I do *not* plan to specify a specific hash function in SRFI-13; I've
left it open to the implementation. I am willing to consider requiring
a specific hash, e.g., the Java hash, if there is wide support for this.
- Java provides simple default-locale case-mapping operations that
are defined in terms of 1-1 character case mapping. So
+ the individual character transforms are context independent, and
+ the result string is guaranteed to be the same length as the input string.
- Java *also* provides case-mapping operations that take a locale parameter.
These may return strings that differ in length from the input string.
- Java provides string comparison and a simple case-insensitive comparison.
Case-insensitive comparison is simply
(compare (lower (upper s1)) (lower (upper s2)))
Note that it has *no* locale-specific processing.
Java *also* provides a case-insensitive string equality predicate,
which has *different* semantics -- it's
(and (= (length s1) (length s2))
(every (lambda (c1 c2) (or (char=? c1 c2)
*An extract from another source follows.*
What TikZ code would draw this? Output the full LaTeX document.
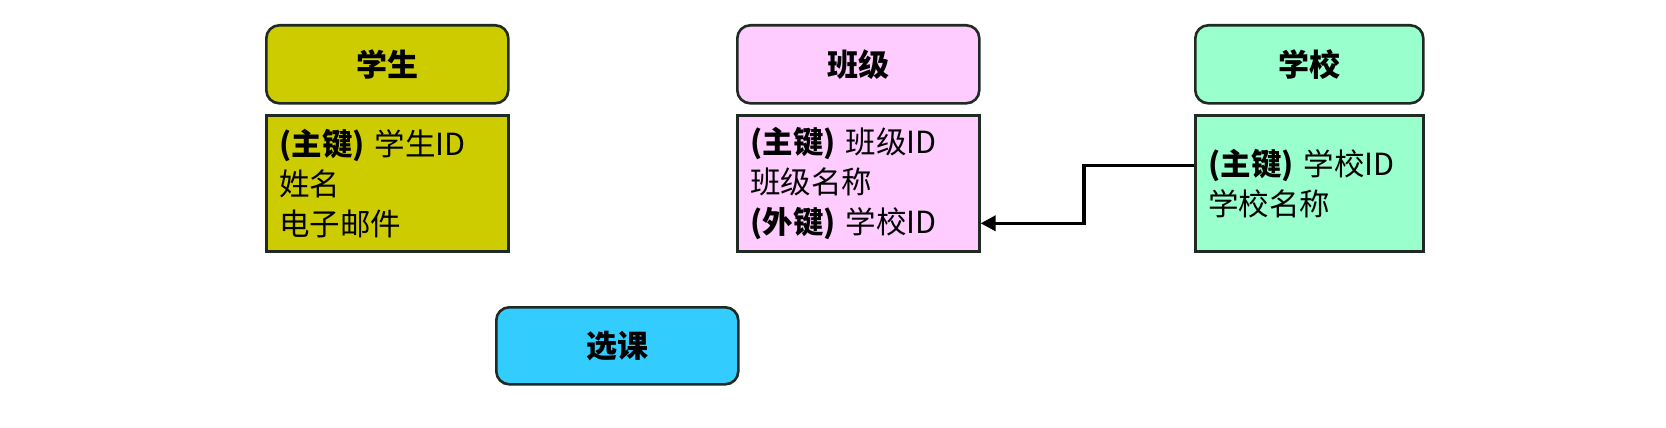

(char=? (upcase c1) (upcase c2))
(char=? (downcase c1) (upcase c2))))
Could this be different from the comparison function? I'm not sure; it does
seems like a minor ugliness.
- There are separate text and collator classes
that provide much more complex operations on strings of text, such as
locale-specific collation. These are beyond the scope of SRFI-13.
- Java's "index" methods search for the occurrence of a char or a substring
within a string. Java also has prefix? and suffix? ops.
- Java's string class provides a set of primitive parsers & unparsers for base
types such as ints, bools & floats.
* What SRFI-13 Does
Having considered Java's solutions, I am doing the following for SRFI-13:
Like Java, this library treats strings simply as sequences of characters or
"code points." It supports simple char-at-a-time, context-independent case
mapping and case-insensitive operations. There are no locale parameters;
case-mapping ops *are*, however, sensitive to some "default" locale (which
could be dynamically bound by an extra-SRFI-13 facility).
Like Java, and as Mikael has been strongly suggesting, we punt more complex
functionality to a "text" or collation library. The simple operations defined
in SRFI-13 are suitable for processing file names or program symbols. True
text processing would want to use "text process" procedures.
- *No* locales
This library does not have locale parameters, or mechanisms for
dynamically binding a default locale. These features are beyond the
scope of this SRFI, and are postponed for a separate collation or text
Case-mapping and case-folding operators *are* defined to be sensitive,
in a limited fashion, to a "default locale," if the Scheme system
provides such a thing.
- Case mapping
Case mapping is context-independent, char-by-char. It is locale-sensitive
to the default locale.
STRING-UPCASE! STRING-DOWNCASE! and STRING-TITLECASE! are back. As in Java,
they and their pure STRING-UPCASE STRING-DOWNCASE and STRING-TITLECASE
variants do 1-1 character context-insensitive case mapping, sensitive to the
default locale. This means, for example, that the German strasse character
does *not* upcase to "SS." It maps to itself.
The simple rules for 1-1 char case mapping are laid out by the Unicode
standards and also by the Java specs.
- String comparison
STRING-COMPARE STRING< STRING<= STRING>= STRING> STRING= STRING<>
are locale-blind, and work purely in terms of "code points" -- the individual
chars of the string. In a Unicode Scheme, then, the e-accent-acute character
would not compare equal to the e character followed by the zero width
accent-acute character. A kana character would not compare equal to
its half-width variant. And so forth.
The case-insensitive versions of these ops are sensitive to the default
locale for case-mapping (but *not* for character collation order), and are
defined to do a char-by-char code-point comparison on
(char-downcase (char-upcase c)).
More sophisticated string comparison belongs in a separate "text" or
collation library, as Java does and Mikael has been suggesting. Such
a library would compute sort/collation keys, case mapping, text
normalisation, and operations that are blind to or fold away case,
accents/diacritical marks, ligatures, etc.
I will modify the SRFI to reflect these decisions.